Des mineurs âgés de seulement 15 ans sont jugés comme des adultes à Bahreïn, en violation des obligations du pays de traiter tous les mineurs suspects conformément aux règles et principes applicables dans ce cas. Des femmes sont également emprisonnées. Zainab al Khawaja, fille du militant bien connu Abdulhadi Al Khawaja, sera incarcérée jusqu’en février 2014 au moins, pour ses activités pacifiques antigouvernementales.
Les violations des droits humains ne sont généralement pas sanctionnées et l’impunité prévaut.

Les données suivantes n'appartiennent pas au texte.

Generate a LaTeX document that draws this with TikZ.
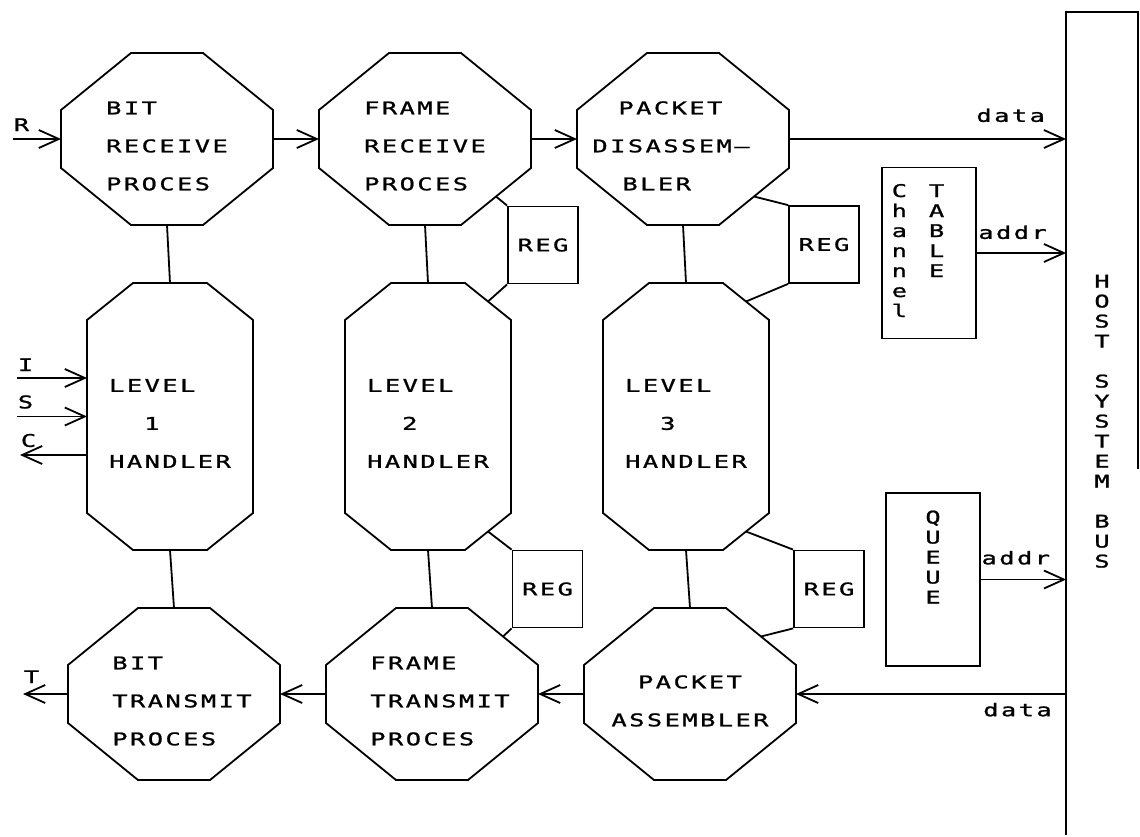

Sur les 96 enquêtes officiellement ouvertes sur les actes de torture et les décès de détenus et de manifestants à l’époque des rassemblements de 2011, 46 affaires ont été classées sans suites en raison du manque de preuves ou parce qu’il a été considéré que la mort faisait suite à un « acte de légitime défense ».
Aucun haut responsable des services de sécurité ou de l’armée n’a été traduit en justice pour ces faits. Seuls quelques membres subalternes, pour la plupart des personnes d’origine étrangère qui avaient reçu la nationalité bahreïnite, ont été jugés.
La plupart ont été condamnés à des peines clémentes et sont en liberté en attendant qu’il soit statué sur leurs appels.
Le gouvernement affirme régulièrement qu’il « continue d’entreprendre des réformes majeures ». En avril 2013, Bahreïn a annulé pour la deuxième fois la visite programmée du rapporteur spécial des Nations unies sur la torture. Le ministre des Droits de l’homme de ce royaume du Golfe a défendu cette décision en faisant valoir que cette visite pourrait nuire au dialogue politique en cours. Lors de la dernière session du Conseil des droits de l’homme des Nations unies, 43 États ont critiqué les violations des droits humains persistantes à Bahreïn.